Refugee and Migrant Justice has criticised the Home Office for wasting an estimated £11million last year by making flawed decisions that had to be overturned on appeal.
The latest immigration figures, released by the Home Office in its quarterly statistical summary today, revealed 73 per cent of initial asylum claims were turned down by the Home Office in 2009. In the same year there were 14,595 asylum appeals lodged, 4,150 (28 per cent) of which were accepted at an independent tribunal.
A number of countries, such as Zimbabwe, Somalia and Eritrea, are well documented for human rights abuse and have extremely high rates of success at appeal tribunals, suggesting these cases were not being dealt with properly at the first stage.

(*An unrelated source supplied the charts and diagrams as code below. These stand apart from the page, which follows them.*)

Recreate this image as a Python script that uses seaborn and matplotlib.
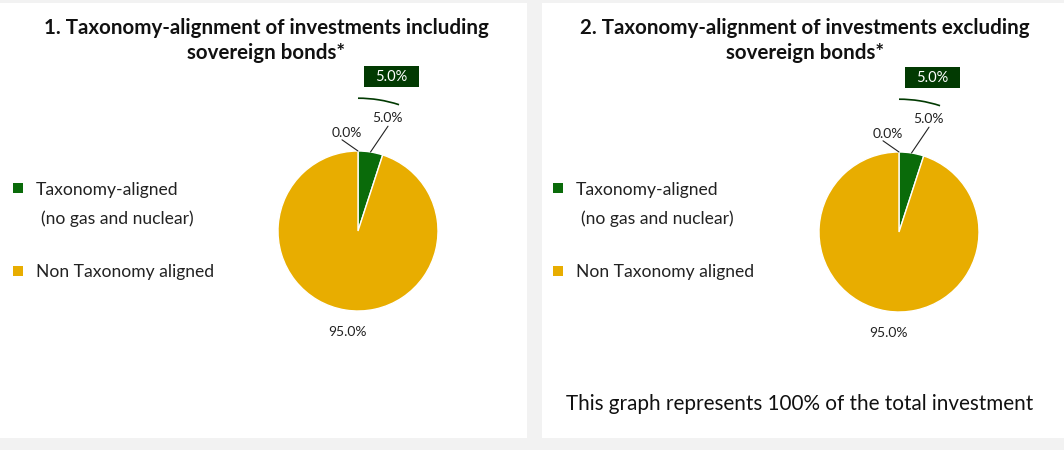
import numpy as np
import matplotlib.pyplot as plt
import matplotlib.patches as mpatches
import seaborn as sns

# chart data
categories = ["Taxonomy-aligned: fossil gas and nuclear",
              "Taxonomy-aligned (no gas and nuclear)",
              "Non Taxonomy aligned"]
incl_values = [0.0, 5.0, 95.0]
excl_values = [0.0, 5.0, 95.0]
aligned_totals = [5.0, 5.0]
titles = ["1. Taxonomy-alignment of investments including\nsovereign bonds*",
          "2. Taxonomy-alignment of investments excluding\nsovereign bonds*"]
legend_lines = ["Taxonomy-aligned", "(no gas and nuclear)", "Non Taxonomy aligned"]
footer = "This graph represents 100% of the total investment"

sns.set_theme(style="white")
plt.rcParams['font.family'] = ['Lato', 'DejaVu Sans']

green = "#0a6b0a"
gold = "#e8ad00"
dark = "#023a02"
colors = ["#5a8a3a", green, gold]

W, H = 1064, 450
fig = plt.figure(figsize=(W / 100, H / 100), dpi=100)
fig.patch.set_facecolor("#f2f2f2")

# white panels (behind the axes)
for x0, x1 in [(0, 527), (542, 1064)]:
    fig.patches.append(mpatches.Rectangle((x0 / W, 12 / H), (x1 - x0) / W, 435 / H,
                                          transform=fig.transFigure, facecolor="white",
                                          edgecolor="none", zorder=-1))

panels = [
    dict(values=incl_values, total=aligned_totals[0], title=titles[0], tx=266,
         cx=358, cy=219, lx=13),
    dict(values=excl_values, total=aligned_totals[1], title=titles[1], tx=805,
         cx=899, cy=218, lx=553),
]

S = 360  # axes size in px, 80 px per unit
for p in panels:
    fig.text(p["tx"] / W, 1 - 18 / H, p["title"], ha="center", va="top",
             fontsize=14.8, fontweight="bold", color="#111111", linespacing=1.3)

    ax = fig.add_axes([(p["cx"] - S / 2) / W, (p["cy"] - S / 2) / H, S / W, S / H])
    wedges, _ = ax.pie(p["values"], startangle=90, counterclock=False, colors=colors,
                       wedgeprops=dict(edgecolor="white", linewidth=1))
    ax.set_xlim(-2.25, 2.25)
    ax.set_ylim(-2.25, 2.25)
    ax.set_aspect("equal")
    ax.axis("off")

    # 0.0% label (left of top)
    a0 = np.deg2rad(wedges[0].theta1)
    ax.plot([-0.2, np.cos(a0)], [1.14, np.sin(a0)], color="#222222", lw=0.8, clip_on=False)
    ax.text(-0.14, 1.225, f"{p['values'][0]:.1f}%", ha="center", va="center",
            fontsize=10, color="#222222")

    # 5.0% label
    w1 = wedges[1]
    a1 = np.deg2rad((w1.theta1 + w1.theta2) / 2)
    ax.plot([0.375, np.cos(a1)], [1.31, np.sin(a1)], color="#222222", lw=0.8, clip_on=False)
    ax.text(0.37, 1.41, f"{p['values'][1]:.1f}%", ha="center", va="center",
            fontsize=10, color="#222222")

    # 95.0% label
    w2 = wedges[2]
    a2 = np.deg2rad((w2.theta1 + w2.theta2) / 2)
    ax.text(1.28 * np.cos(a2) + 0.07, 1.28 * np.sin(a2), f"{p['values'][2]:.1f}%",
            ha="center", va="center", fontsize=10, color="#222222")

    # total aligned callout with arc
    ax.add_patch(mpatches.Arc((0, 0), 3.32, 3.32, theta1=w1.theta1, theta2=90,
                              color=dark, lw=1.2, clip_on=False))
    ax.add_patch(mpatches.Rectangle((0.075, 1.8), 0.69, 0.265, facecolor=dark,
                                    edgecolor="none", clip_on=False))
    ax.text(0.42, 1.925, f"{p['total']:.1f}%", ha="center", va="center",
            fontsize=10.5, color="white")

    # legend
    lx = p["lx"]
    fig.patches.append(mpatches.Rectangle((lx / W, 1 - 193 / H), 10 / W, 10 / H,
                                          transform=fig.transFigure, facecolor=green,
                                          edgecolor="none"))
    fig.patches.append(mpatches.Rectangle((lx / W, 1 - 276 / H), 10 / W, 10 / H,
                                          transform=fig.transFigure, facecolor=gold,
                                          edgecolor="none"))
    fig.text((lx + 23) / W, 1 - 190 / H, legend_lines[0], ha="left", va="center",
             fontsize=12.6, color="#222222")
    fig.text((lx + 28) / W, 1 - 219 / H, legend_lines[1], ha="left", va="center",
             fontsize=12.6, color="#222222")
    fig.text((lx + 23) / W, 1 - 272 / H, legend_lines[2], ha="left", va="center",
             fontsize=12.6, color="#222222")

fig.text(800 / W, 1 - 404 / H, footer, ha="center", va="center",
         fontsize=14.9, color="#111111")

fig.savefig("out.png", dpi=100, facecolor=fig.get_facecolor())
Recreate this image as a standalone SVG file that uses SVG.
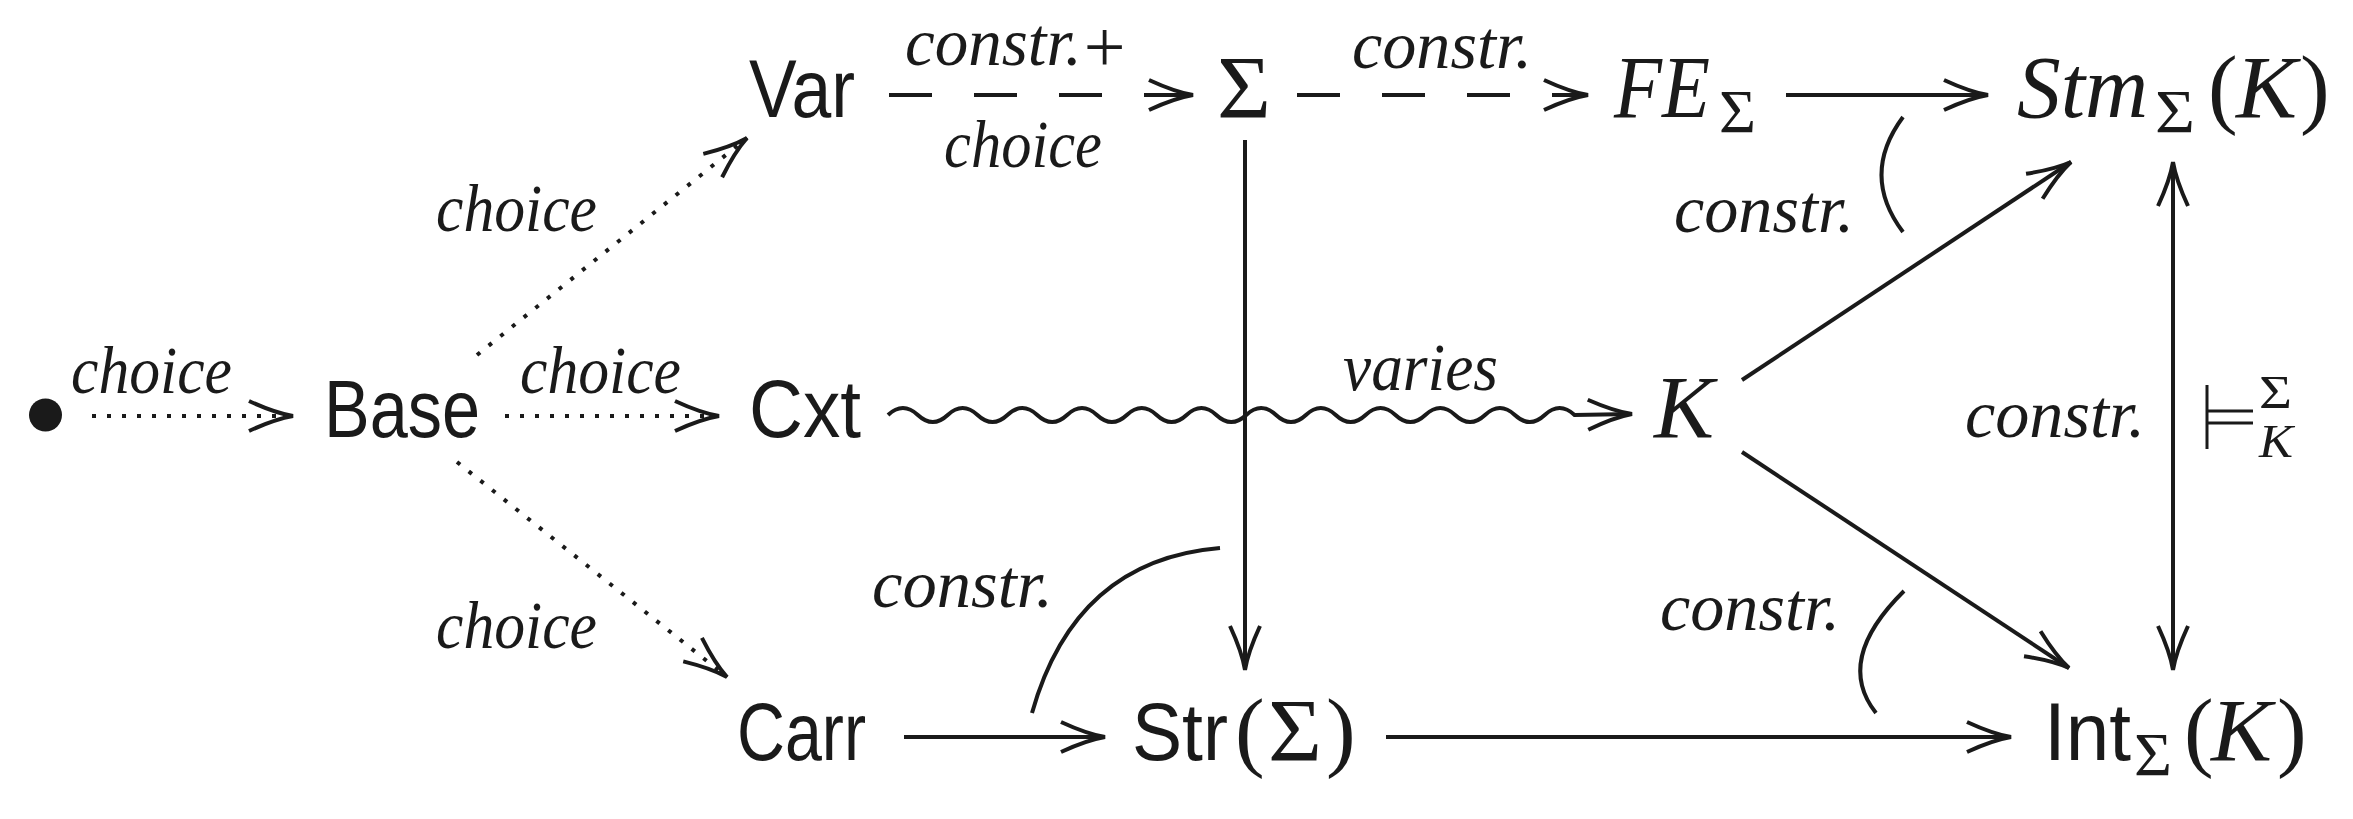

Caroline Slocock, chief executive of Refugee and Migrant Justice said:
“These statistics reveal a deterioration in the quality of decision making by the Home Office, which has been poor for some time. As a result, time and money is being wasted and the Government is struggling to meet its targets for resolving cases within six months.
“If our criminal justice system were exposed as having such poor decision making processes, there would be public uproar.
“The number of asylum applications winning on appeal has gone from one in four cases in 2008, to almost one in three. In some cases the figures are even more extreme – one in two appeals from Somalian-born applicants, and more than one in three for people from Zimbabwe.
“The Home Office’s Early Legal Advice Pilot in Solihull more time at the outset of applications resulted in the Home Office getting more decisions right first time, saving money and resolving more cases within six months.
“We welcome the Home Office’s commitment to roll out the pilot to another UK Border Agency region later this year. However, it must act faster to solve the problem of poor quality decision-making and stop millions of pounds being wasted.
Refugee and Migrant Justice, formerly the Refugee Legal Centre, is the largest specialist national provider of legal representation to asylum seekers and other vulnerable migrants. RMJ was awarded the Liberty/Justice Human Rights Award in 2005, in particular for its litigation work with Zimbabwean asylum seekers.
In 2007/2008 the Home Office ran a The Early Legal Advice Pilot, a pilot decision-making process in Solihull, to test the impact of giving asylum seekers early access to quality legal advice. Success rates at the initial stage in this pilot were considerably higher than the national average, and an independent evaluation concluded that it demonstrated potential for significant cost savings by reducing the number of cases that had to go to appeal.
The average cost of an asylum appeal is £2,730.57. This breaks down to £1,477 for judicial salaries and fees, accommodation and IT costs; and £1,253.57 for support and accommodation. The real cost is likely to be much higher, as legal fees have not been included. These figures come from the Home Office report Evaluation of the Solihull Pilot, page 66 (PDF).
In 2009 there were 24,550 asylum applications made in the UK in 2009 – 73 per cent of these were refused at the initial stage.